Nana Arielis, a writer and literary scholar who specializes in theoretical and practical rhetoric, has written an article in which she advocates talking to oneself (out loud) as a "technology for thinking." I am pleased to be able to pass on this link to Arielis' article, since I agree with what she is saying.
When I entered Stanford University as a first-year student - this was in 1961 - I heard rumors about an elite writing program into which a few first-year students were being enrolled. I was not one of these chosen students, and I never really knew anything at all about the program, except the name. It was called the "Voice Project."
If you are interested, you can click that link to download the full text of a study on the project. The study was published in 1967, and this is the first time, since 1961, that I have ever tried to get any actual information about the Voice Project. The website I linked summarizes the project as follows:
This experiment with 100 student volunteers was conducted within the regular freshman English program at Stanford University by a group of teachers who were themselves writers, and by an equal number of graduate students. The aims of the experiment were (1) to teach writing, not through rhetorical techniques, but through helping the student discover and develop his or her own writing "voice" and a personal or identifiable prose, whether the writing be creative or expository, (2) to involve in such teaching novelists, poets, playarights, essayists, and persons in diverse academic disciplines, (3) to work at various age levels, through involving both students and faculty in experiments in elementary and secondary schools, (4) to work with students from various social and economic backgrounds, and (5) to involve other institutions of higher education through visits, exchanges, seminars, and demonstrations.
As I say, my information about the Voice Project was simply by way of rumor among the students.
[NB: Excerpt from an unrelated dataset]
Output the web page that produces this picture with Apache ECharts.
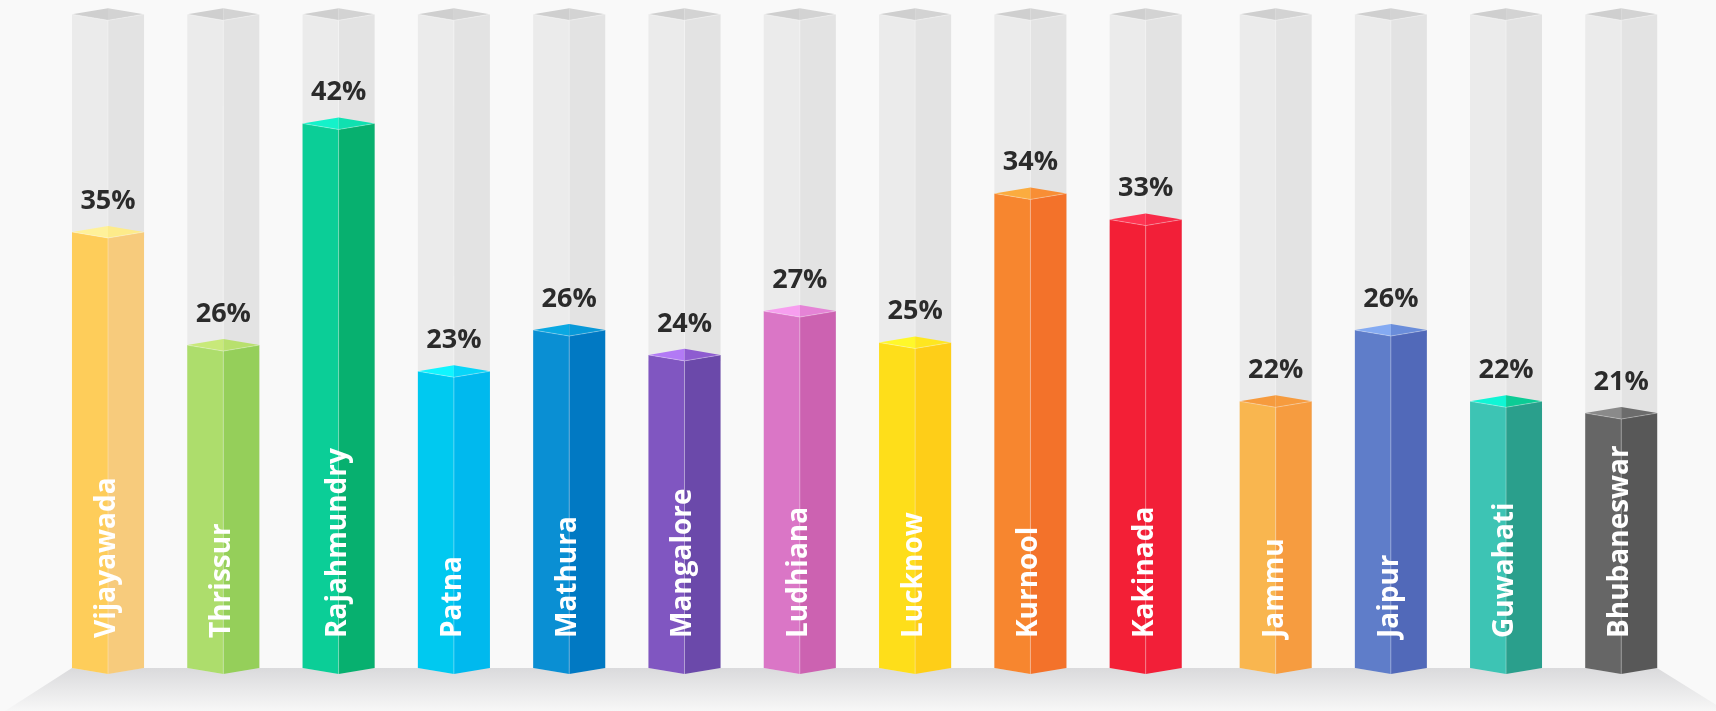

I don't think I ever knew anyone, personally, who was a participant, and so I am unclear about how I derived my ideas about what was involved. I did have an idea about what was involved in the Voice Project, though, and my idea was that the "secret" to great writing (which was going to be provided to Voice Project participants by those "teachers who were themselves writers") was for the writer to listen to his or her own "voice," as writing progressed.
I will have to read the full study, I suppose, now that I have found that there is such a study, to see if this idea of mine is at all accurate. Maybe it's not, but what to I care! The idea I formed about the Voice Project when I was an undergraduate student has served me rather well. Based on whatever rumor about the Voice Project that I may have heard, I quickly decided that one could become a good writer by talking out loud to oneself, as one wrote. Is this what the Voice Project actually advocated? As I say, who knows? What I do know is that I definitely talk out loud as I write, and that this is how I have proceeded from 1961 to the present day.
I consider myself to be a pretty good writer (and other people have actually told me that, too, so that is not totally my own self-delusion). To the degree I am a good writer, I attribute my writing style and ability to doing exactly what Arielis advises is a "technology for thinking."
Good writing does, obviously, have a direct relationship to good thinking. I believe Arielis is right on the mark, and I recommend the practice!